According to a new study by the UN’s Conference on Trade and Development some commodity dependent developing countries “are losing as much as 67% of their exports worth billions of dollars to trade misinvoicing”.
Trade misinvoicing – when export and import data between two countries do not align – is thought to be “one of the largest drivers of illicit financial flows from developing countries, so that the countries lose precious foreign exchange earnings, tax, and income that might otherwise be spent on development,” according to the report.
UNCTAD’s the study uses data from up to two decades covering exports of commodities such as cocoa, copper, gold, and oil from Chile, Cote d’Ivoire, Nigeria, South Africa, and Zambia.

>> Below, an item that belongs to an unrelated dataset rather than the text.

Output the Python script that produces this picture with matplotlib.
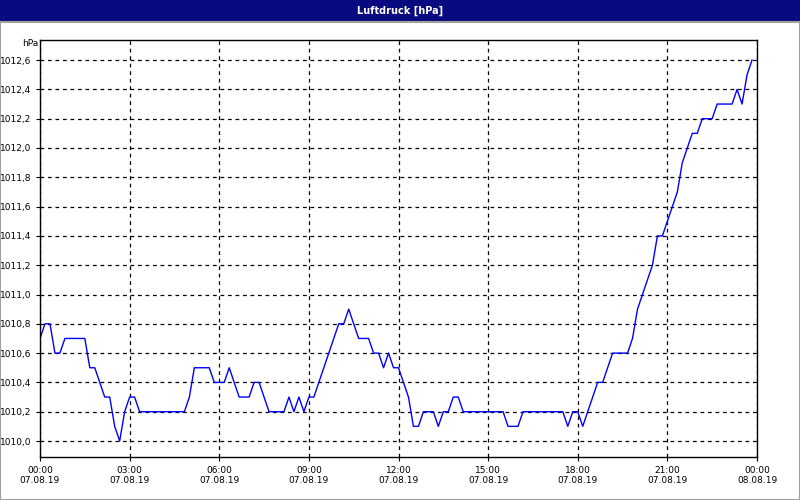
import matplotlib
matplotlib.use("Agg")
import matplotlib.pyplot as plt
from matplotlib.patches import Rectangle

minutes = [0,10,20,30,40,50,90,100,110,130,140,150,160,170,180,190,200,290,300,310,340,350,370,380,400,420,430,440,460,490,500,510,520,530,540,550,
           600,610,620,630,640,660,670,680,690,700,710,720,730,740,750,760,770,790,800,810,820,830,840,850,930,940,960,970,1050,1060,1070,1080,1090,1100,
           1120,1130,1150,1180,1190,1200,1210,1230,1240,1250,1260,1280,1290,1300,1310,1320,1330,1350,1360,1390,1400,1410,1420,1430]
pressure = [1010.7,1010.8,1010.8,1010.6,1010.6,1010.7,1010.7,1010.5,1010.5,1010.3,1010.3,1010.1,1010.0,1010.2,1010.3,1010.3,1010.2,1010.2,1010.3,1010.5,1010.5,1010.4,1010.4,1010.5,1010.3,1010.3,1010.4,1010.4,1010.2,1010.2,1010.3,1010.2,1010.3,1010.2,1010.3,1010.3,
            1010.8,1010.8,1010.9,1010.8,1010.7,1010.7,1010.6,1010.6,1010.5,1010.6,1010.5,1010.5,1010.4,1010.3,1010.1,1010.1,1010.2,1010.2,1010.1,1010.2,1010.2,1010.3,1010.3,1010.2,1010.2,1010.1,1010.1,1010.2,1010.2,1010.1,1010.2,1010.2,1010.1,1010.2,
            1010.4,1010.4,1010.6,1010.6,1010.7,1010.9,1011.0,1011.2,1011.4,1011.4,1011.5,1011.7,1011.9,1012.0,1012.1,1012.1,1012.2,1012.2,1012.3,1012.3,1012.4,1012.3,1012.5,1012.6]
xtick_pos = [0,180,360,540,720,900,1080,1260,1440]
xtick_labels = ["00:00\n07.08.19","03:00\n07.08.19","06:00\n07.08.19","09:00\n07.08.19","12:00\n07.08.19",
                "15:00\n07.08.19","18:00\n07.08.19","21:00\n07.08.19","00:00\n08.08.19"]
ytick_vals = [1010.0,1010.2,1010.4,1010.6,1010.8,1011.0,1011.2,1011.4,1011.6,1011.8,1012.0,1012.2,1012.4,1012.6]

fig = plt.figure(figsize=(8,5), dpi=100)
fig.patch.set_facecolor("white")
# title bar
fig.patches.append(Rectangle((0,1-22/500),1,22/500,transform=fig.transFigure,facecolor="#0a0a80",edgecolor="none"))
fig.text(0.5,1-11/500,"Luftdruck [hPa]",color="white",fontsize=7,fontweight="bold",ha="center",va="center")
fig.patches.append(Rectangle((0,0),1,1-22/500,transform=fig.transFigure,facecolor="none",edgecolor="#a0a0a0",lw=1.5))

ax = fig.add_axes([40/800, 43/500, 717/800, 417/500])
ax.plot(minutes, pressure, color="#0000ff", lw=1)
ax.set_xlim(0,1440)
ax.set_ylim(1010.0-16/146.5, 1010.0+401/146.5)
ax.set_xticks(xtick_pos)
ax.set_xticklabels(xtick_labels)
ax.set_yticks(ytick_vals)
ax.set_yticklabels([f"{v:.1f}".replace(".",",") for v in ytick_vals])
ax.tick_params(labelsize=6.5, length=3, color="black")
ax.grid(True, color="black", linestyle=(0,(3,3)), lw=0.9)
for s in ax.spines.values():
    s.set_color("black"); s.set_linewidth(1)
fig.text(22/800, 1-44/500, "hPa", fontsize=6.5, ha="left", va="center")
fig.savefig("out.png", dpi=100)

“This research provides new detail on the magnitude of this issue, made even worse by the fact that some developing countries depend on just a handful of commodities for their health and education budgets,” UNCTAD’s Secretary-General, Mukhisa Kituyi, said:
“Importing countries and companies, which want to protect their reputations, should get ahead of the transparency game and partner with us to further research these issues.”
The analysis shows patterns of trade misinvoicing on exports to China, Germany, Hong Kong (China), India, Italy, Japan, the Netherlands, Spain, Switzerland, the UK, US including:
According to the report gold exports from South Africa “is peculiar in that there is a perfect correlation between gold export underinvoicing and the volume of exports as reported by the country’s trading partners:”
“This suggests that export underinvoicing is not due to underreporting of the true value of gold exports, but rather to pure smuggling of gold out of the country. In other words, virtually all gold exported by South Africa leaves the country unreported.”
The headline numbers may be startling, but there are explanations for the discrepancies that do not relate to nefarious trade practices or tax dodging.
The FT quotes Christine Clough, of the US-based group Global Financial Integrity, as saying the “suspicious results involving trading hubs such as Switzerland, particularly with regard to Zambian copper, were often because the commodities never went there”:
“On paper most of the copper goes to Switzerland, but in reality the majority of it goes straight to buyers in other countries,” she said.
Writing in Forbes, Tim Worstall also point to the fact that the numbers – particularly in Zambia – may be skewed by the fact that commodity traders like Glencore, based in Switzerland, would deliver Zambia copper from its mines directly into London Metal Exchange warehouses around the world:
“Some of it will end up in storage at least for a time. But the storage will be in bonded, LME approved, warehouses. And bonded here means that it doesn’t turn up on the import statistics of a country. Because it hasn’t, in the legal sense, entered a country. This is another explanation of the Chile/Netherlands puzzle too as Holland is a centre of LME warehouses.”
6 Comments
Yvr Man
if this practice is not legal , why is it allowed by the IMF and international Banks ?
Bill Nicholson
what is really the price of gold ?
Sgt Mike
Who cares since the rich will do anything possible to stay rich.Ask DT is the top cat!!
Gary
“Misinvoicing” a PC word to give the impression that mistakes have occurred in invoicing. Call it for what it really is “Theft and corruption”
Maya Forstater
As your headline highlights, the idea $78 billion of South African gold is smuggled out of the country each year is hard to believe without some serious evidence. It seems mindboggling that such a conspiracy could go on undetected year and year, and yet be easily discoverable just by downloading the trade data from the UN COMTRADE database!
UNCTAD seem to have got carried away with the story. The explanation for the mismatches in the South African gold export figures seems more likely to be down to the unusual way that South African gold export statistics are recorded https://hiyamaya.wordpress.com/2016/07/20/misinvoicing-or-misunderstanding/
Oopkopdenker
The $78b is not “per year”. It covers a 15 year period. Reports from other sources also show that IFFs are more than likely a significant issue. So for starters does it happen or not. If it does, then it needs closer scrutiny.
If you consider South Africa for instance and you map the weakening of the ZAR from 2011, it is striking how it matches the sudden big differences between the total global IFFs and that of its main partner IFFs.
To me this warrants a proper investigation, that will of course include actual flows from SA’s side of the trade statistics (which may show problems in the Comtrade data itself).
Either way, I wouldn’t just shoot it off as too extraordinary.